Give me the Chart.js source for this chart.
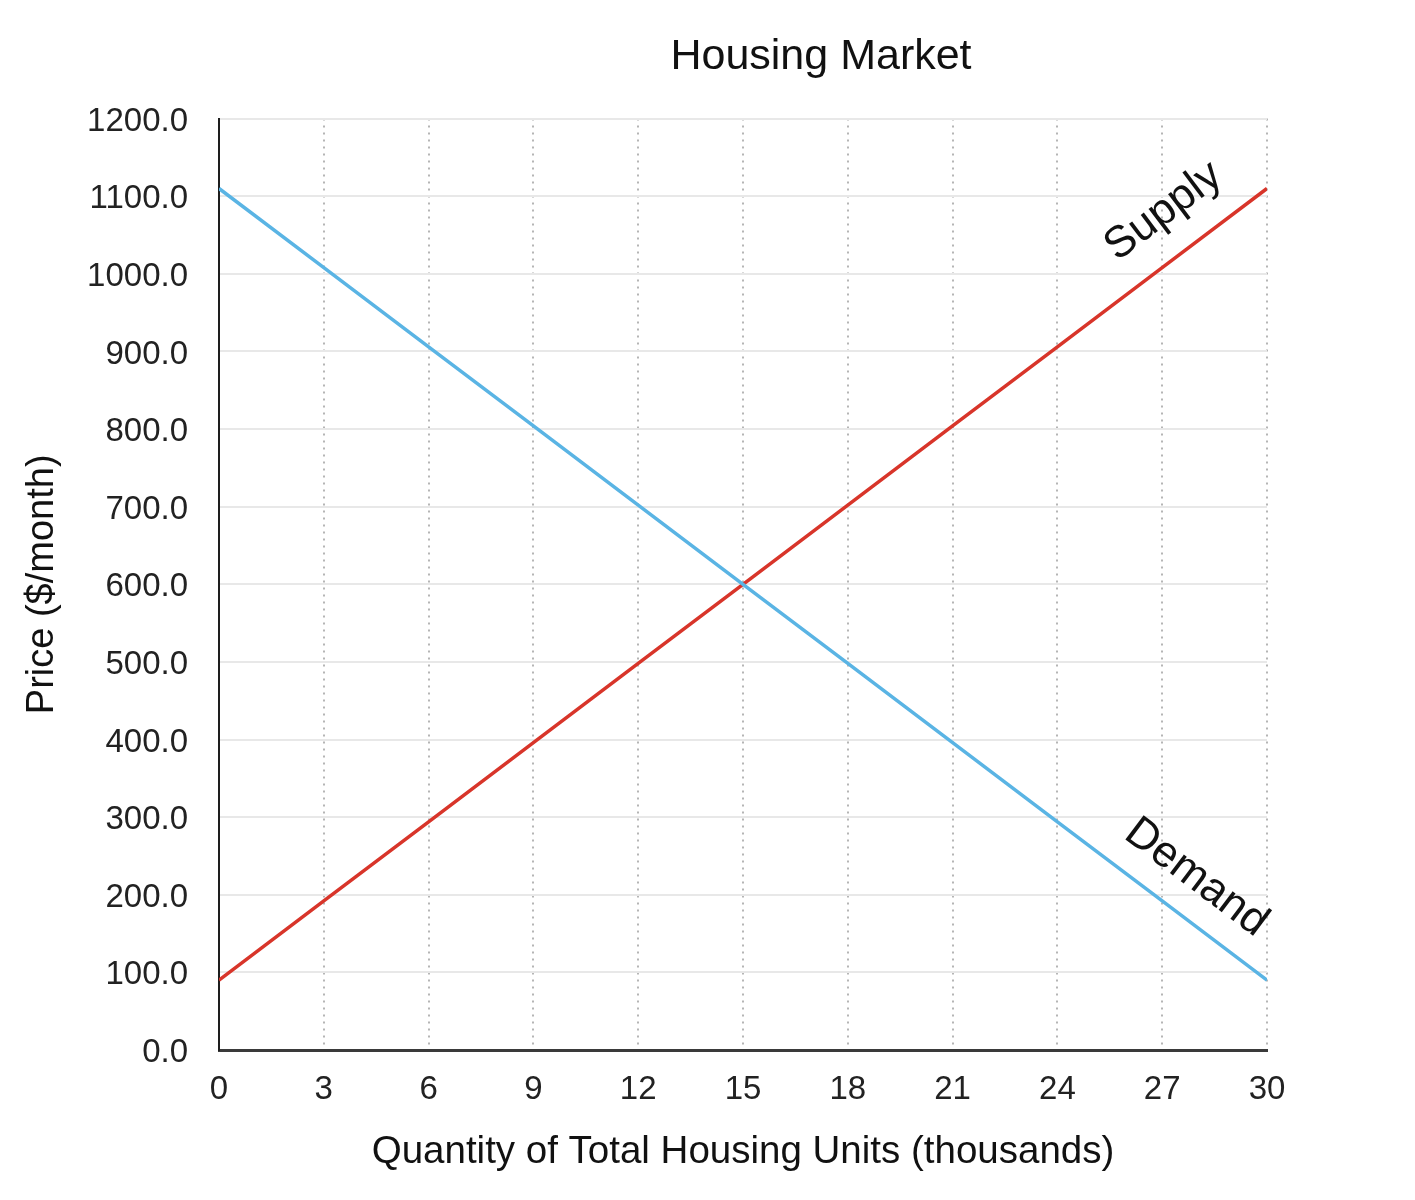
<!DOCTYPE html>
<html>
<head>
<meta charset="utf-8">
<script src="https://cdn.jsdelivr.net/npm/chart.js@4/dist/chart.umd.min.js"></script>
<style>
  html, body { margin: 0; padding: 0; background: #ffffff; }
  #wrap { width: 1415px; height: 1200px; }
</style>
</head>
<body>
<div id="wrap"><canvas id="c" width="1415" height="1200"></canvas></div>
<script>
// ---- Data ----
const quantities = [0, 3, 6, 9, 12, 15, 18, 21, 24, 27, 30];           // thousands of housing units
const supplyPrices = [90, 192, 294, 396, 498, 600, 702, 804, 906, 1008, 1110];  // $/month
const demandPrices = [1110, 1008, 906, 804, 702, 600, 498, 396, 294, 192, 90];  // $/month
const seriesNames = ["Demand", "Supply"];
const chartTitle = "Housing Market";
const xAxisTitle = "Quantity of Total Housing Units (thousands)";
const yAxisTitle = "Price ($/month)";
const lineLabels = [
  { text: "Supply", series: "Supply", at: 27.8, offset: 44 },
  { text: "Demand", series: "Demand", at: 27.3, offset: 39 }
];

const FONT = "'Liberation Sans', Arial, Helvetica, sans-serif";

function toPoints(xs, ys) { return xs.map((x, i) => ({ x: x, y: ys[i] })); }

const colors = { Demand: "#5ab4e4", Supply: "#d8352a" };
const seriesData = { Demand: demandPrices, Supply: supplyPrices };

// Place the rotated line labels using the chart's own scales
const lineLabelPlugin = {
  id: "lineLabels",
  afterDatasetsDraw(chart) {
    const { ctx, scales } = chart;
    const xs = scales.x, ys = scales.y;
    lineLabels.forEach(lbl => {
      const vals = seriesData[lbl.series];
      const x0 = xs.getPixelForValue(quantities[0]);
      const y0 = ys.getPixelForValue(vals[0]);
      const x1 = xs.getPixelForValue(quantities[quantities.length - 1]);
      const y1 = ys.getPixelForValue(vals[vals.length - 1]);
      const ang = Math.atan2(y1 - y0, x1 - x0);
      const t = (lbl.at - quantities[0]) / (quantities[quantities.length - 1] - quantities[0]);
      const px = x0 + (x1 - x0) * t;
      const py = y0 + (y1 - y0) * t;
      ctx.save();
      ctx.translate(px, py);
      ctx.rotate(ang);
      ctx.font = "44px " + FONT;
      ctx.fillStyle = "#111111";
      ctx.textAlign = "center";
      ctx.textBaseline = "middle";
      ctx.fillText(lbl.text, 0, -lbl.offset);
      ctx.restore();
    });
  }
};

// Shift the title block so it is centred where the reference has it
const titleShift = {
  id: "titleShift",
  afterLayout(chart) {
    if (chart.titleBlock) {
      chart.titleBlock.left = 227;
      chart.titleBlock.right = 1415;
    }
  }
};

new Chart(document.getElementById("c"), {
  type: "line",
  data: {
    datasets: seriesNames.map(name => ({
      label: name,
      data: toPoints(quantities, seriesData[name]),
      borderColor: colors[name],
      backgroundColor: colors[name],
      borderWidth: 3.5,
      pointRadius: 0,
      tension: 0,
      fill: false
    }))
  },
  options: {
    responsive: false,
    animation: false,
    layout: { padding: { left: 0, right: 148, top: 0, bottom: 0 } },
    plugins: {
      legend: { display: false },
      tooltip: { enabled: false },
      title: {
        display: true,
        text: chartTitle,
        color: "#111111",
        font: { family: FONT, size: 43, weight: "normal" },
        padding: { top: 31, bottom: 36 }
      }
    },
    scales: {
      x: {
        type: "linear",
        min: 0,
        max: 30,
        afterFit(scale) { scale.height = 150; },
        ticks: {
          stepSize: 3,
          color: "#222222",
          font: { family: FONT, size: 33 },
          padding: 20,
          maxRotation: 0
        },
        grid: {
          color: "#b5b5b5",
          lineWidth: 2,
          drawTicks: false
        },
        border: { display: true, color: "#3a3a3a", width: 3, dash: [2, 5] },
        title: {
          display: true,
          text: xAxisTitle,
          color: "#111111",
          font: { family: FONT, size: 38.5 },
          padding: { top: 0, bottom: 25 }
        }
      },
      y: {
        type: "linear",
        min: 0,
        max: 1200,
        afterFit(scale) { scale.width = 219; },
        ticks: {
          stepSize: 100,
          color: "#222222",
          font: { family: FONT, size: 33 },
          padding: 31,
          labelOffset: 3,
          callback: v => Number(v).toFixed(1)
        },
        grid: {
          color: "#e8e8e8",
          lineWidth: 2,
          drawTicks: false
        },
        border: { display: true, color: "#1e1e1e", width: 2 },
        title: {
          display: true,
          text: yAxisTitle,
          color: "#111111",
          font: { family: FONT, size: 38 },
          padding: { top: 20, bottom: 0 }
        }
      }
    }
  },
  plugins: [lineLabelPlugin, titleShift]
});
</script>
</body>
</html>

Exercise task - Go through the listing above and quote it exactly, apart from its images.

Written solution -
Give me the Chart.js source for this chart.
<!DOCTYPE html>
<html>
<head>
<meta charset="utf-8">
<script src="https://cdn.jsdelivr.net/npm/chart.js@4/dist/chart.umd.min.js"></script>
<style>
  html, body { margin: 0; padding: 0; background: #ffffff; }
  #wrap { width: 1415px; height: 1200px; }
</style>
</head>
<body>
<div id="wrap"><canvas id="c" width="1415" height="1200"></canvas></div>
<script>
// ---- Data ----
const quantities = [0, 3, 6, 9, 12, 15, 18, 21, 24, 27, 30];           // thousands of housing units
const supplyPrices = [90, 192, 294, 396, 498, 600, 702, 804, 906, 1008, 1110];  // $/month
const demandPrices = [1110, 1008, 906, 804, 702, 600, 498, 396, 294, 192, 90];  // $/month
const seriesNames = ["Demand", "Supply"];
const chartTitle = "Housing Market";
const xAxisTitle = "Quantity of Total Housing Units (thousands)";
const yAxisTitle = "Price ($/month)";
const lineLabels = [
  { text: "Supply", series: "Supply", at: 27.8, offset: 44 },
  { text: "Demand", series: "Demand", at: 27.3, offset: 39 }
];

const FONT = "'Liberation Sans', Arial, Helvetica, sans-serif";

function toPoints(xs, ys) { return xs.map((x, i) => ({ x: x, y: ys[i] })); }

const colors = { Demand: "#5ab4e4", Supply: "#d8352a" };
const seriesData = { Demand: demandPrices, Supply: supplyPrices };

// Place the rotated line labels using the chart's own scales
const lineLabelPlugin = {
  id: "lineLabels",
  afterDatasetsDraw(chart) {
    const { ctx, scales } = chart;
    const xs = scales.x, ys = scales.y;
    lineLabels.forEach(lbl => {
      const vals = seriesData[lbl.series];
      const x0 = xs.getPixelForValue(quantities[0]);
      const y0 = ys.getPixelForValue(vals[0]);
      const x1 = xs.getPixelForValue(quantities[quantities.length - 1]);
      const y1 = ys.getPixelForValue(vals[vals.length - 1]);
      const ang = Math.atan2(y1 - y0, x1 - x0);
      const t = (lbl.at - quantities[0]) / (quantities[quantities.length - 1] - quantities[0]);
      const px = x0 + (x1 - x0) * t;
      const py = y0 + (y1 - y0) * t;
      ctx.save();
      ctx.translate(px, py);
      ctx.rotate(ang);
      ctx.font = "44px " + FONT;
      ctx.fillStyle = "#111111";
      ctx.textAlign = "center";
      ctx.textBaseline = "middle";
      ctx.fillText(lbl.text, 0, -lbl.offset);
      ctx.restore();
    });
  }
};

// Shift the title block so it is centred where the reference has it
const titleShift = {
  id: "titleShift",
  afterLayout(chart) {
    if (chart.titleBlock) {
      chart.titleBlock.left = 227;
      chart.titleBlock.right = 1415;
    }
  }
};

new Chart(document.getElementById("c"), {
  type: "line",
  data: {
    datasets: seriesNames.map(name => ({
      label: name,
      data: toPoints(quantities, seriesData[name]),
      borderColor: colors[name],
      backgroundColor: colors[name],
      borderWidth: 3.5,
      pointRadius: 0,
      tension: 0,
      fill: false
    }))
  },
  options: {
    responsive: false,
    animation: false,
    layout: { padding: { left: 0, right: 148, top: 0, bottom: 0 } },
    plugins: {
      legend: { display: false },
      tooltip: { enabled: false },
      title: {
        display: true,
        text: chartTitle,
        color: "#111111",
        font: { family: FONT, size: 43, weight: "normal" },
        padding: { top: 31, bottom: 36 }
      }
    },
    scales: {
      x: {
        type: "linear",
        min: 0,
        max: 30,
        afterFit(scale) { scale.height = 150; },
        ticks: {
          stepSize: 3,
          color: "#222222",
          font: { family: FONT, size: 33 },
          padding: 20,
          maxRotation: 0
        },
        grid: {
          color: "#b5b5b5",
          lineWidth: 2,
          drawTicks: false
        },
        border: { display: true, color: "#3a3a3a", width: 3, dash: [2, 5] },
        title: {
          display: true,
          text: xAxisTitle,
          color: "#111111",
          font: { family: FONT, size: 38.5 },
          padding: { top: 0, bottom: 25 }
        }
      },
      y: {
        type: "linear",
        min: 0,
        max: 1200,
        afterFit(scale) { scale.width = 219; },
        ticks: {
          stepSize: 100,
          color: "#222222",
          font: { family: FONT, size: 33 },
          padding: 31,
          labelOffset: 3,
          callback: v => Number(v).toFixed(1)
        },
        grid: {
          color: "#e8e8e8",
          lineWidth: 2,
          drawTicks: false
        },
        border: { display: true, color: "#1e1e1e", width: 2 },
        title: {
          display: true,
          text: yAxisTitle,
          color: "#111111",
          font: { family: FONT, size: 38 },
          padding: { top: 20, bottom: 0 }
        }
      }
    }
  },
  plugins: [lineLabelPlugin, titleShift]
});
</script>
</body>
</html>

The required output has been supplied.